A new proposal supported by the Georgia Chamber of Commerce could overhaul statewide rules on class size, staffing and teacher salaries for public schools in Georgia. Under the proposal, individual school boards or principals would be in control of how financing is dedicated at their school, according to the Florida Times Union.
The proposal is being called student-based funding and is said to be based on each student’s needs rather than statewide staffing formulas. In theory, high school students would qualify for more than elementary school students and so forth and schools that have a high number of handicapped students or a greater need for tutors would get more money than those with a larger number of average or above-average students.
The individual school board or principal would control financing and have the power to offer larger paychecks to attract and retain sought-after teachers, make decisions on what supplies to purchase for classrooms and determine overall school material needs.

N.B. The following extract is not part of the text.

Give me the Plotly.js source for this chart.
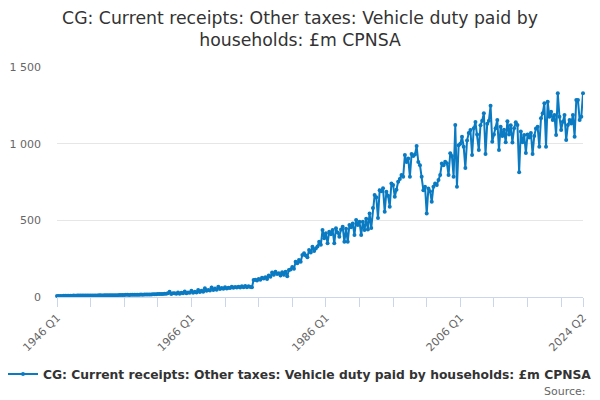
<!DOCTYPE html>
<html>
<head>
<meta charset="utf-8">
<script src="https://cdn.plot.ly/plotly-3.0.1.min.js"></script>
<style>
  html, body { margin: 0; padding: 0; background: #fff; }
  #chart { width: 600px; height: 400px; }
</style>
</head>
<body>
<div id="chart"></div>
<script>
// Vehicle duty paid by households, £m, quarterly 1946 Q1 - 2024 Q2
const firstYear = 1946;
const lastYear = 2024;
const lastQuarter = 2;

// one row per year: Q1..Q4
const values1946to1965 = [
  6, 7, 7, 7,      8, 8, 8, 8,      8, 8, 9, 8,      9, 9, 9, 9,
  9, 10, 10, 9,    10, 10, 10, 10,  10, 11, 11, 10,  11, 11, 12, 11,
  12, 12, 12, 12,  12, 13, 13, 13,  13, 14, 14, 13,  14, 14, 15, 14,
  15, 15, 16, 15,  16, 17, 17, 16,  17, 18, 18, 18,  19, 20, 20, 20,
  21, 22, 24, 35,  20, 24, 25, 22,  30, 22, 28, 24,  36, 25, 30, 27
];
const values1966to1985 = [
  41, 28, 35, 30,  45, 32, 40, 35,  57, 40, 46, 42,  62, 46, 55, 48,
  67, 52, 58, 54,  63, 55, 60, 58,  67, 60, 65, 62,  67, 62, 70, 64,
  72, 64, 70, 66,  63, 111, 112, 108, 118, 112, 125, 120, 128, 118, 140, 132,
  160, 145, 165, 150, 155, 140, 162, 145, 165, 135, 176, 180, 195, 185, 230, 220,
  241, 230, 274, 285, 270, 260, 306, 290, 328, 300, 317, 330, 360, 340, 437, 383
];
const values1986to2005 = [
  415, 350, 426, 410, 437, 350, 448, 420, 393, 440, 458, 360, 445, 360, 469, 455,
  480, 404, 502, 470, 491, 404, 491, 437, 510, 440, 545, 450, 580, 665, 650, 515,
  697, 690, 710, 556, 686, 660, 589, 741, 730, 654, 700, 752, 770, 795, 784, 926,
  880, 904, 784, 932, 920, 930, 984, 880, 860, 784, 697, 719, 545, 708, 690, 621,
  719, 741, 730, 763, 795, 871, 860, 882, 873, 795, 937, 920, 784, 1121, 719, 990
];
const values2006to2024 = [
  1000, 1045, 980, 841,   1020, 1069, 1089, 926,  1100, 1141, 1060, 958,
  1120, 1150, 1198, 932,  1130, 1150, 1247, 1013, 1060, 1100, 1154, 958,
  1110, 1050, 1090, 1010, 1147, 1060, 1120, 1008, 1100, 1140, 1121, 813,
  1080, 1010, 1056, 939,  1060, 1040, 1070, 932,  1050, 1099, 1110, 980,
  1165, 1198, 1263, 980,  1273, 1176, 1208, 1154, 1187, 1056, 1328, 1176,
  1089, 1143, 1187, 1024, 1121, 1154, 1132, 1187, 1045, 1284, 1284, 1154,
  1176, 1328
];

const values = [].concat(values1946to1965, values1966to1985, values1986to2005, values2006to2024);

const quarters = [];
for (let y = firstYear; y <= lastYear; y++) {
  for (let q = 1; q <= 4; q++) {
    if (y === lastYear && q > lastQuarter) break;
    quarters.push(y + ' Q' + q);
  }
}

// tick every 5 years, label every 20 years plus the last quarter
const tickVals = [];
const tickText = [];
for (let y = firstYear; y <= 2021; y += 5) {
  tickVals.push(y + ' Q1');
  tickText.push((y - firstYear) % 20 === 0 ? y + ' Q1' : '');
}
tickVals.push(quarters[quarters.length - 1]);
tickText.push(quarters[quarters.length - 1]);

const seriesName = 'CG: Current receipts: Other taxes: Vehicle duty paid by households: £m CPNSA';
const blue = '#0a7bc2';
const font = 'DejaVu Sans, sans-serif';

Plotly.newPlot('chart', [{
  x: quarters, y: values.slice(0, quarters.length),
  type: 'scatter', mode: 'lines+markers', name: seriesName,
  line: { color: blue, width: 2 },
  marker: { color: blue, size: 4 },
  cliponaxis: false,
}], {
  width: 600, height: 400,
  paper_bgcolor: '#fff', plot_bgcolor: '#fff',
  font: { family: font, size: 11, color: '#666' },
  separators: '. ',
  title: {
    text: 'CG: Current receipts: Other taxes: Vehicle duty paid by<br>households: £m CPNSA',
    font: { family: font, size: 17.3, color: '#333' },
    x: 0.5, xanchor: 'center', xref: 'container',
    y: 0.94, yanchor: 'middle', yref: 'container',
  },
  margin: { l: 57, r: 17, t: 67, b: 103 },
  xaxis: {
    type: 'category', automargin: false,
    range: [0, quarters.length - 1],
    tickmode: 'array', tickvals: tickVals, ticktext: tickText,
    tickangle: -45, ticks: 'outside', ticklen: 9, tickcolor: '#ccd6eb', tickwidth: 1,
    showline: true, linecolor: '#ccd6eb', linewidth: 1,
    showgrid: false, zeroline: false,
    tickfont: { family: font, size: 11, color: '#666' },
  },
  yaxis: {
    automargin: false,
    range: [0, 1500], tickvals: [0, 500, 1000, 1500],
    tickformat: ',d',
    showgrid: true, gridcolor: '#e6e6e6', zeroline: false, showline: false,
    ticks: '', ticklabelstandoff: 15,
    tickfont: { family: font, size: 11, color: '#666' },
  },
  showlegend: true,
  legend: {
    orientation: 'h', xref: 'container', x: 0.5, xanchor: 'center',
    yref: 'container', y: 0.065, yanchor: 'middle',
    font: { family: font, size: 12.3, color: '#333', weight: 'bold' },
    itemwidth: 30,
  },
  annotations: [{
    text: 'Source:', xref: 'paper', yref: 'paper',
    x: 1.0095, xanchor: 'right', y: -0.409, yanchor: 'middle', showarrow: false,
    font: { family: font, size: 11, color: '#666' },
  }],
}, { displayModeBar: false, staticPlot: true });
</script>
</body>
</html>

Currently, only the state can make such changes and it must make them for all schools in the state. That process has been in use for 27 years and advocates of the proposal say that’s long enough.
“Some would tell you that the answer is more money. In this economy, the simple fact is that the state does not — nor will it at any time in the foreseeable future — have the ability to significantly increase the amount of funding dedicated to education,” wrote Chamber President Chris Clark in the introduction to a 48-page report the organization released in November. “This led the Georgia Chamber to ask an important question. Is it possible to create better outcomes within the current financial restraints?”
The report’s release included a quote from Gov. Nathan Deal that suggests the plan may have legs.
“It’s heartening to see organizations like the Georgia Chamber stepping forward to contribute to our work in this area with the type of research and policy thinking reflected in this report,” he said. “The report and its recommendations deserve serious consideration.”
A commission the governor appointed two years ago just wrapped up a review of the current funding formula established in the Quality Basic Education Act of 1985.
The commission’s recommendations will come before the General Assembly when it convenes Jan. 14.